Rajoy, el bálsamo de Fierabrás

Mariano Rajoy y Carles Puigdemont. / Mundiario
Mariano Rajoy y Carles Puigdemont. / Mundiario

El problema catalán está encauzado pero no resuelto. Quizás, como decía Ortega hace casi un siglo, no tenga solución y, al igual que otros nacionalismos, debe ser “conllevado” con inteligencia. Comentaristas múltiples se afanan en plantear un nuevo Estatuto o una reforma de la Constitución.

Rajoy, el bálsamo de Fierabrás

El bálsamo de Fierabrás alude a la poción robada por dicho personaje de los cantares de gesta medievales, que habría estado en contacto con el cuerpo de Jesucristo, por lo que tendría la propiedad de  sanar y curar heridas o llagas. Unas propiedades que adaptadas al presente parece tener el artículo 155 de la Constitución, cuya reciente aplicación en Cataluña, si no ha curado males al menos ha evitado que las heridas fuesen a más. 

Al aplicarlo por primera vez con los efectos balsámicos o benéficos que a la vista están, sus propiedades pasarán a la memoria colectiva de gobernantes y gobernados como un remedio para casos de necesidad, rompiéndose así el maleficio o tabú del que venía rodeado.

Y sus efectos se prolongan en el tiempo. Con políticos presos o fugados, con la Administración autónoma totalmente intervenida, con elecciones organizadas con normalidad, la presión ha disminuido drásticamente y las declaraciones autocríticas,  sentidas u oportunistas, se multiplican. Es como si el sortilegio que impedía ver la realidad, hubiese sido levantado, o la venda hubiese caído de tantos ojos simultáneamente. Ahora se reconoce que el camino iniciado no tenía futuro. Y todo ello sin costes iniciales, pues los resultados electorales no dependerán exclusivamente de la intervención efectuada, sino del conjunto de vivencias, expectativas o frustraciones que los catalanes hayan acumulado desde la anterior convocatoria electoral. Es lo que acontece ante cualquier proceso electoral.

Ninguna insurrección ha estallado. Ningún conflicto ha afectado a los servicios públicos, más allá de los cortes de carreteras durante la última manifestación, ante la pasividad absoluta de los cuerpos policiales, interesados tanto en evitar nuevas imágenes de tensión como también, probablemente, en dejar que el malestar ciudadano contra los secesionistas siga aumentando.

Por otra parte los dirigentes procesados, alrededor de veinte, afrontan un rosario de sumarios con peticiones penales, fianzas cuantiosas y previsiblemente multas por malversación. Permanecerán años en esa situación lo que significará el final de muchas carreras políticas. Así, Junqueras es consciente de que no podrá presidir la Generalitat. El único que no se entera es Puigdemont, una caricatura de sí mismo cada día mayor.

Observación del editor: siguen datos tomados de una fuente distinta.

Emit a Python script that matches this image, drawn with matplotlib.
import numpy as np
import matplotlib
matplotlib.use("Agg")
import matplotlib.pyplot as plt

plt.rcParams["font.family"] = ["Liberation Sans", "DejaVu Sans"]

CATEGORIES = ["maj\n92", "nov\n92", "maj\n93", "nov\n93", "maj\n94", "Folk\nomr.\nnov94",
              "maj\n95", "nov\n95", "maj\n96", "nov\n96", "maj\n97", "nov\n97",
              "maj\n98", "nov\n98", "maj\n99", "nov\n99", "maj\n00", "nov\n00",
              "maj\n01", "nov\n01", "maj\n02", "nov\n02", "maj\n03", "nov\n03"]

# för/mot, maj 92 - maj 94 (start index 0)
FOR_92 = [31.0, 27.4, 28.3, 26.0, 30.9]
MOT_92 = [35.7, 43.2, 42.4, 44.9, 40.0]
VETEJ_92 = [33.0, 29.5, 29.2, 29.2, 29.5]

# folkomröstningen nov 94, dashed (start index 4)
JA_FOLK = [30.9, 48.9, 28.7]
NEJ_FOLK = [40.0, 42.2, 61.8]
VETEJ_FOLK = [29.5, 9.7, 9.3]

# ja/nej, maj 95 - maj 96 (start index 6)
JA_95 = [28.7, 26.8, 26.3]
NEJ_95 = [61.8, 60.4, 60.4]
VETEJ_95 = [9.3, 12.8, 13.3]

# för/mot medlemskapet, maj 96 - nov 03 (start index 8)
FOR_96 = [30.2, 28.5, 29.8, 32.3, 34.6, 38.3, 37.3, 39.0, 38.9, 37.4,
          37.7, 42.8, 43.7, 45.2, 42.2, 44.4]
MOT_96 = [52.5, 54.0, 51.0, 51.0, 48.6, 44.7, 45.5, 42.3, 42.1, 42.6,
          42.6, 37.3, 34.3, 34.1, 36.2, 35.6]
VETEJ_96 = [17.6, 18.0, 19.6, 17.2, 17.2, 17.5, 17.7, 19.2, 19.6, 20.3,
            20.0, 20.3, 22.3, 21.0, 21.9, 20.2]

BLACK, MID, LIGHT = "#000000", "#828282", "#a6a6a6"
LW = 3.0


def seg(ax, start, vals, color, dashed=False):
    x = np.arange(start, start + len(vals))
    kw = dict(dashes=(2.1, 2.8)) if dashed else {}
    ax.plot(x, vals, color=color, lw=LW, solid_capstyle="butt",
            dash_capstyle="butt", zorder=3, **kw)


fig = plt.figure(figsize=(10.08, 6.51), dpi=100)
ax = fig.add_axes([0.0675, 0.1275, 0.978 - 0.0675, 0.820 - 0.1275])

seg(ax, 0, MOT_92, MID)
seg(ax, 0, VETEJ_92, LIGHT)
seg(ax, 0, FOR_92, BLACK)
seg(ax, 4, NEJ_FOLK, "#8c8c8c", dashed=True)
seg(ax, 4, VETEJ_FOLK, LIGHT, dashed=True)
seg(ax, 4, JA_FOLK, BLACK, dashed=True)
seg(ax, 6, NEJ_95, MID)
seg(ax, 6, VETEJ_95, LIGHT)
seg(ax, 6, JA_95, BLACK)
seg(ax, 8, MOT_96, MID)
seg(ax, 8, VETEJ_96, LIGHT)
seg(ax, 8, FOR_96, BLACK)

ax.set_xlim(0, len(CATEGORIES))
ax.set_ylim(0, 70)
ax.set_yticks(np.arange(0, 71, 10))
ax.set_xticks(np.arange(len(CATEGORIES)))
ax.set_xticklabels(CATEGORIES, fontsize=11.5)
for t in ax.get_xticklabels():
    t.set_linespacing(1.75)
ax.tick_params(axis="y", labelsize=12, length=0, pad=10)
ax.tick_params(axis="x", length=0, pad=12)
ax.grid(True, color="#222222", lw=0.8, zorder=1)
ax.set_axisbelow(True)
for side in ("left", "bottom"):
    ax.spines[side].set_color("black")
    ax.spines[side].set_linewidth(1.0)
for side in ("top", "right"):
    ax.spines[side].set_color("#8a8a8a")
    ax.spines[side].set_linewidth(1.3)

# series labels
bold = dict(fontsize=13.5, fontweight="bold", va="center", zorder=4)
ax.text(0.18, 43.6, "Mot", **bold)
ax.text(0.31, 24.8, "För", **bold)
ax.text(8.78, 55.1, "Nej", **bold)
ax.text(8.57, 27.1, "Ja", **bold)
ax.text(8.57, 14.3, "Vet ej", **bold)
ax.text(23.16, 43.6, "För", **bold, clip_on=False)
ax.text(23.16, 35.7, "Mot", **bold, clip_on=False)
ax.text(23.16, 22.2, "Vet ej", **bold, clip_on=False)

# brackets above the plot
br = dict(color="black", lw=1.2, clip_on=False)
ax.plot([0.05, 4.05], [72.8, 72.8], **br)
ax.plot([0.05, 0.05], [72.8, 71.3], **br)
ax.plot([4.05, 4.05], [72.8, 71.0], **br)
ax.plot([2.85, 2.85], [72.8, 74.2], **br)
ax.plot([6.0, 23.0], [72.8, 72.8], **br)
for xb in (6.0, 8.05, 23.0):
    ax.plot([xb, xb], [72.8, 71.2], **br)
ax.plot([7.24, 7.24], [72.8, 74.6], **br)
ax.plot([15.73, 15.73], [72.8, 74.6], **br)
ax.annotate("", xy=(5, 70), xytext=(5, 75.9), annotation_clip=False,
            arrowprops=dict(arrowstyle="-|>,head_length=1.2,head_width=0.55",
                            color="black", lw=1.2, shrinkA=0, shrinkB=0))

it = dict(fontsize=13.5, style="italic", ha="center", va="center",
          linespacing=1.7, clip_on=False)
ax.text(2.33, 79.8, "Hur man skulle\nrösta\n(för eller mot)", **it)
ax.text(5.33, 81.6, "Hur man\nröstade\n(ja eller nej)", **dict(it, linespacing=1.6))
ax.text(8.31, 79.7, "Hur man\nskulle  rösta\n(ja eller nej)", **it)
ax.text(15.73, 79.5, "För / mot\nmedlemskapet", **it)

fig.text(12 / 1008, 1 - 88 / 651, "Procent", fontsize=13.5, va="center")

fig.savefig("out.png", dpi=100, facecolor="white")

Luego de ejercer la hegemonía en Cataluña durante tres décadas, construyendo una sociedad dual y excluyente, han decidido romper con el resto del país al que desprecian aún en mayor medida que a la mitad catalana no nacionalista

El problema está encauzado pero no resuelto. Quizás, como decía Ortega hace casi un siglo, no tenga solución y, al igual que otros nacionalismos, debe ser “conllevado” con inteligencia. Comentaristas múltiples se afanan en plantear un nuevo Estatuto o una reforma de la Constitución. No parece que los textos actuales hayan provocado los últimos acontecimientos. La quiebra de la política tiene que ver más con el irredentismo de los nacionalistas que con el marco jurídico. Luego de ejercer la hegemonía en Cataluña durante tres décadas, construyendo una sociedad dual y excluyente, han decidido romper con el resto del país al que desprecian aún en mayor medida que a la mitad catalana no nacionalista. Ese planteamiento no se arregla con ninguna norma constitucional sino con actitudes nuevas. Es más, ninguna reforma constitucional o estatuaria garantizará que no se repitan episodios como los ya vividos.

No es difícil comprender el entusiasmo que provoca en muchos  partidos políticos la posibilidad de esas reformas constitucionales. Lejos de la política cotidiana, tan cansina y con tan pocos resultados, una reforma de ese tipo permite durante años un discurso de grandes conceptos, sin coste electoral apreciable. Otras reformas más modestas que podrían oxigenar el mundo político, como las listas abiertas o la reducción del tamaño de las circunscripciones, duermen en el cajón. Son reformas que harían perder poder a las cúpulas de los partidos y eso es anatema. Está bien el discurso de empoderar a los ciudadanos, siempre que no sea a costa de los intereses creados. Rajoy, el moderno Fierabrás, lo sabe y por eso receta dosis de Constitución y se resiste a aceptar su modificación. Al fin y al cabo es uno de los mayores logros colectivos de la historia de España a lo largo de los siglos y, sorprendentemente, sigue funcionando.